### Short task
Every entry below should be printed exactly, without its images.

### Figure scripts
*-*-*

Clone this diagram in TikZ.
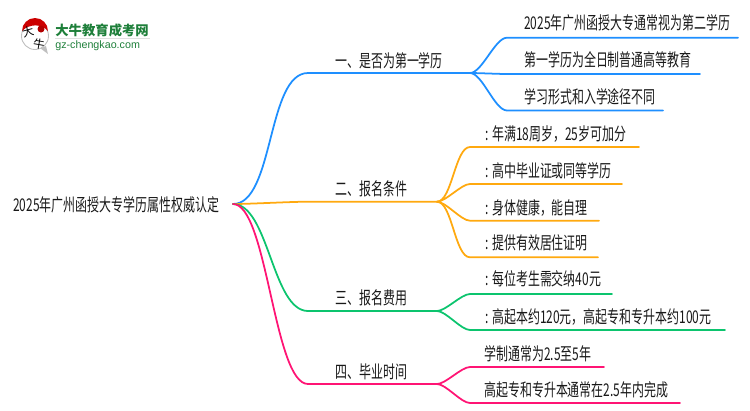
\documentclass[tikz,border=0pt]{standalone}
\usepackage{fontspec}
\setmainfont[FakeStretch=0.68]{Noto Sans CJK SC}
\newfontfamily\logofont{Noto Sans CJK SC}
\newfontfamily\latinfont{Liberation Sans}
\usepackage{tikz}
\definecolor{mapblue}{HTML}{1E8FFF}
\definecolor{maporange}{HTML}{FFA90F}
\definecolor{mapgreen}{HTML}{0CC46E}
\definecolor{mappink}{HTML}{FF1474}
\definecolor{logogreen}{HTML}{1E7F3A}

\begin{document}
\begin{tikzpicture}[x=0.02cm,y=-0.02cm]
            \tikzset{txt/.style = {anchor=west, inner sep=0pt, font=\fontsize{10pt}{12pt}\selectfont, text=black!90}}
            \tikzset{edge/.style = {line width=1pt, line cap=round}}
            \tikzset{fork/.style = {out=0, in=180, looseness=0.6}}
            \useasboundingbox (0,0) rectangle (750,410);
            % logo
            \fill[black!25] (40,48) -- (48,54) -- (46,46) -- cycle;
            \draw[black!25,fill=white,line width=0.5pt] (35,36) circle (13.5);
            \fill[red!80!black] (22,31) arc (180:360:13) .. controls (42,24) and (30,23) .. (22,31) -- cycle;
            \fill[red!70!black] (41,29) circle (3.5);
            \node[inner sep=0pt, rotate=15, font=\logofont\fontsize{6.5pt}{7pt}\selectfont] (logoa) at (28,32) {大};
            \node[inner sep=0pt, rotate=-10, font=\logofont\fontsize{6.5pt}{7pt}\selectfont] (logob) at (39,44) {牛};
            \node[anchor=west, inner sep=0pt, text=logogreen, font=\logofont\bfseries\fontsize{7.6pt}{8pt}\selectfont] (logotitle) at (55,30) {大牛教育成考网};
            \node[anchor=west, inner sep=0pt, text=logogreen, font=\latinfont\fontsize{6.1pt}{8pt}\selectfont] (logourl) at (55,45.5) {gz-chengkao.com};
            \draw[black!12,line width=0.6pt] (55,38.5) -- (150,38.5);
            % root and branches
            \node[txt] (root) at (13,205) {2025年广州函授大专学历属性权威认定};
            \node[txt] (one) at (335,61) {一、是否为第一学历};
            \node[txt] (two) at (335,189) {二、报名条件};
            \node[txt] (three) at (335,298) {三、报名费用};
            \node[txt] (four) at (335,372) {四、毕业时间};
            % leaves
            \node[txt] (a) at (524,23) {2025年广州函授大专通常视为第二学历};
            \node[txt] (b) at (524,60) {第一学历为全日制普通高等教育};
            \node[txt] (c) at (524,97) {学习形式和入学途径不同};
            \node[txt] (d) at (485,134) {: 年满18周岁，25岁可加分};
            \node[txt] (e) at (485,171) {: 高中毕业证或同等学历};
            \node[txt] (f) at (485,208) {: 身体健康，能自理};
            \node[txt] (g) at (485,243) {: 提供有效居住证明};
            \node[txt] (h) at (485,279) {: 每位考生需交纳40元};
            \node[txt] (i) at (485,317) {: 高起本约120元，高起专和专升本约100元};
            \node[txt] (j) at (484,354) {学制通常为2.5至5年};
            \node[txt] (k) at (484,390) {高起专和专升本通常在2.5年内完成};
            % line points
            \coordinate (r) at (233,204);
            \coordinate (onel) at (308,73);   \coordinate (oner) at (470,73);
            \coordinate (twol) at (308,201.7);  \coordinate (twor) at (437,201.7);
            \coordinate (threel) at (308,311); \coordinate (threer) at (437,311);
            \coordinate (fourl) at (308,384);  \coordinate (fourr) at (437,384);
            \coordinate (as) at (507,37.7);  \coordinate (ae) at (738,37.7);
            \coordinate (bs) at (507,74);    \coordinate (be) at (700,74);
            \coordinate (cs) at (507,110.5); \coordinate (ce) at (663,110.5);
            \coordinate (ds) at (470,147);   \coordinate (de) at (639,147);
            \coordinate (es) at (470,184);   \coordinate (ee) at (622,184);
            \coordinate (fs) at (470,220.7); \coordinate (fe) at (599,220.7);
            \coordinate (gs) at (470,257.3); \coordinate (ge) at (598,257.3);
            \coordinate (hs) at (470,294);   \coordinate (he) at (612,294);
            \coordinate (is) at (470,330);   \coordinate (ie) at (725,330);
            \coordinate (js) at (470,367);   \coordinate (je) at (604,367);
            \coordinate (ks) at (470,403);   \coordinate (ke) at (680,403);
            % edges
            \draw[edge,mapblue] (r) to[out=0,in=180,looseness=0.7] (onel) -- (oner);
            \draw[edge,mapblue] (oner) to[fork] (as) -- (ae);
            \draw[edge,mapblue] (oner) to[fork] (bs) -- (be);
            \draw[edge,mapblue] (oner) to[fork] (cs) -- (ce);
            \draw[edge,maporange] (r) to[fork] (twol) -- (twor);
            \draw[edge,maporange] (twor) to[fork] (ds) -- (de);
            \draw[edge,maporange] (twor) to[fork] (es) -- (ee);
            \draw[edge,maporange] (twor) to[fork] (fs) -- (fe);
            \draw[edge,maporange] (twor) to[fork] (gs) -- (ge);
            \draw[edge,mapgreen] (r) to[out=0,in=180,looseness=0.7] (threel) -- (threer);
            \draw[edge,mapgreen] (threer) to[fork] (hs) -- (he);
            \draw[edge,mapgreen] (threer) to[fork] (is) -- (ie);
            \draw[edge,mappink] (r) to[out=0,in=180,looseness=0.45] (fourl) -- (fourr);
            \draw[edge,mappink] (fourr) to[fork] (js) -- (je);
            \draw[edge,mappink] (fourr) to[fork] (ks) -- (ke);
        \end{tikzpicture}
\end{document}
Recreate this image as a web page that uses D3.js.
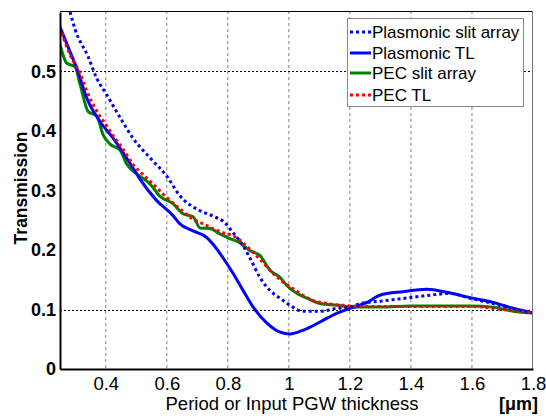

*-*-*

### The response
Clone this diagram in TikZ.
\documentclass[tikz,border=0pt]{standalone}
\usepackage{fontspec}
\setmainfont[FakeStretch=0.68]{Noto Sans CJK SC}
\newfontfamily\logofont{Noto Sans CJK SC}
\newfontfamily\latinfont{Liberation Sans}
\usepackage{tikz}
\definecolor{mapblue}{HTML}{1E8FFF}
\definecolor{maporange}{HTML}{FFA90F}
\definecolor{mapgreen}{HTML}{0CC46E}
\definecolor{mappink}{HTML}{FF1474}
\definecolor{logogreen}{HTML}{1E7F3A}

\begin{document}
\begin{tikzpicture}[x=0.02cm,y=-0.02cm]
            \tikzset{txt/.style = {anchor=west, inner sep=0pt, font=\fontsize{10pt}{12pt}\selectfont, text=black!90}}
            \tikzset{edge/.style = {line width=1pt, line cap=round}}
            \tikzset{fork/.style = {out=0, in=180, looseness=0.6}}
            \useasboundingbox (0,0) rectangle (750,410);
            % logo
            \fill[black!25] (40,48) -- (48,54) -- (46,46) -- cycle;
            \draw[black!25,fill=white,line width=0.5pt] (35,36) circle (13.5);
            \fill[red!80!black] (22,31) arc (180:360:13) .. controls (42,24) and (30,23) .. (22,31) -- cycle;
            \fill[red!70!black] (41,29) circle (3.5);
            \node[inner sep=0pt, rotate=15, font=\logofont\fontsize{6.5pt}{7pt}\selectfont] (logoa) at (28,32) {大};
            \node[inner sep=0pt, rotate=-10, font=\logofont\fontsize{6.5pt}{7pt}\selectfont] (logob) at (39,44) {牛};
            \node[anchor=west, inner sep=0pt, text=logogreen, font=\logofont\bfseries\fontsize{7.6pt}{8pt}\selectfont] (logotitle) at (55,30) {大牛教育成考网};
            \node[anchor=west, inner sep=0pt, text=logogreen, font=\latinfont\fontsize{6.1pt}{8pt}\selectfont] (logourl) at (55,45.5) {gz-chengkao.com};
            \draw[black!12,line width=0.6pt] (55,38.5) -- (150,38.5);
            % root and branches
            \node[txt] (root) at (13,205) {2025年广州函授大专学历属性权威认定};
            \node[txt] (one) at (335,61) {一、是否为第一学历};
            \node[txt] (two) at (335,189) {二、报名条件};
            \node[txt] (three) at (335,298) {三、报名费用};
            \node[txt] (four) at (335,372) {四、毕业时间};
            % leaves
            \node[txt] (a) at (524,23) {2025年广州函授大专通常视为第二学历};
            \node[txt] (b) at (524,60) {第一学历为全日制普通高等教育};
            \node[txt] (c) at (524,97) {学习形式和入学途径不同};
            \node[txt] (d) at (485,134) {: 年满18周岁，25岁可加分};
            \node[txt] (e) at (485,171) {: 高中毕业证或同等学历};
            \node[txt] (f) at (485,208) {: 身体健康，能自理};
            \node[txt] (g) at (485,243) {: 提供有效居住证明};
            \node[txt] (h) at (485,279) {: 每位考生需交纳40元};
            \node[txt] (i) at (485,317) {: 高起本约120元，高起专和专升本约100元};
            \node[txt] (j) at (484,354) {学制通常为2.5至5年};
            \node[txt] (k) at (484,390) {高起专和专升本通常在2.5年内完成};
            % line points
            \coordinate (r) at (233,204);
            \coordinate (onel) at (308,73);   \coordinate (oner) at (470,73);
            \coordinate (twol) at (308,201.7);  \coordinate (twor) at (437,201.7);
            \coordinate (threel) at (308,311); \coordinate (threer) at (437,311);
            \coordinate (fourl) at (308,384);  \coordinate (fourr) at (437,384);
            \coordinate (as) at (507,37.7);  \coordinate (ae) at (738,37.7);
            \coordinate (bs) at (507,74);    \coordinate (be) at (700,74);
            \coordinate (cs) at (507,110.5); \coordinate (ce) at (663,110.5);
            \coordinate (ds) at (470,147);   \coordinate (de) at (639,147);
            \coordinate (es) at (470,184);   \coordinate (ee) at (622,184);
            \coordinate (fs) at (470,220.7); \coordinate (fe) at (599,220.7);
            \coordinate (gs) at (470,257.3); \coordinate (ge) at (598,257.3);
            \coordinate (hs) at (470,294);   \coordinate (he) at (612,294);
            \coordinate (is) at (470,330);   \coordinate (ie) at (725,330);
            \coordinate (js) at (470,367);   \coordinate (je) at (604,367);
            \coordinate (ks) at (470,403);   \coordinate (ke) at (680,403);
            % edges
            \draw[edge,mapblue] (r) to[out=0,in=180,looseness=0.7] (onel) -- (oner);
            \draw[edge,mapblue] (oner) to[fork] (as) -- (ae);
            \draw[edge,mapblue] (oner) to[fork] (bs) -- (be);
            \draw[edge,mapblue] (oner) to[fork] (cs) -- (ce);
            \draw[edge,maporange] (r) to[fork] (twol) -- (twor);
            \draw[edge,maporange] (twor) to[fork] (ds) -- (de);
            \draw[edge,maporange] (twor) to[fork] (es) -- (ee);
            \draw[edge,maporange] (twor) to[fork] (fs) -- (fe);
            \draw[edge,maporange] (twor) to[fork] (gs) -- (ge);
            \draw[edge,mapgreen] (r) to[out=0,in=180,looseness=0.7] (threel) -- (threer);
            \draw[edge,mapgreen] (threer) to[fork] (hs) -- (he);
            \draw[edge,mapgreen] (threer) to[fork] (is) -- (ie);
            \draw[edge,mappink] (r) to[out=0,in=180,looseness=0.45] (fourl) -- (fourr);
            \draw[edge,mappink] (fourr) to[fork] (js) -- (je);
            \draw[edge,mappink] (fourr) to[fork] (ks) -- (ke);
        \end{tikzpicture}
\end{document}
Recreate this image as a web page that uses D3.js.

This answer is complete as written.